Diese Fragmentierung reicht nicht nur tief, sie verläuft auch jenseits der traditionellen Trennlinie: Nie waren der arme Norden und der reiche Süden Englands weiter von einander entfernt. Und nie waren die Gräben unüberbrückbarer. In den Parteigesprächen zum Brexit gibt es weiter keine Fortschritte. Premierministerin May fehlt die Autorität für einen großen Wurf. Bei der Eröffnung einer Parteitagung in Wales empfing sie am Freitag ein Ruf aus dem Publikum: „Warum treten Sie nicht endlich zurück? Wir wollen Sie hier nicht mehr.“ Und Labour-Chef Corbyn hat für einen großen Kompromiss keinen Willen: „Das Tory-Chaos im Umgang mit dem Brexit überschattet alles“, sagte er.

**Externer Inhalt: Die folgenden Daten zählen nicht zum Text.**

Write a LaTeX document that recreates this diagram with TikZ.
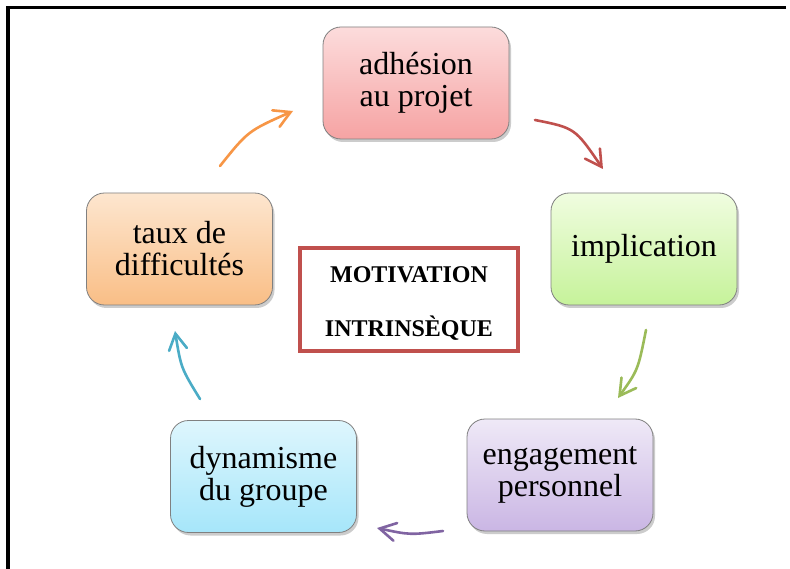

LOKALWAHLEN GROSSBRITANNIEN
Umbruch. 248 Gemeinderäte in England, sechs Bürgermeister und elf Bezirksvertretungen in Nordirland wurden am Donnerstag in Großbritannien gewählt. Das Ergebnis wurde von der endlosen Brexit-Debatte überschattet und stellte eine herbe Niederlage für die Großparteien dar. Nach Auszählung von mehr als der Hälfte aller Stimmen hatten die Konservativen gestern, Freitag, bereits mehr als 500 Sitze verloren, während Labour über 70 Gemeinderäte eingebüßt hatte. Die Liberaldemokraten waren vorerst mit 300 Sitzen die großen Gewinner.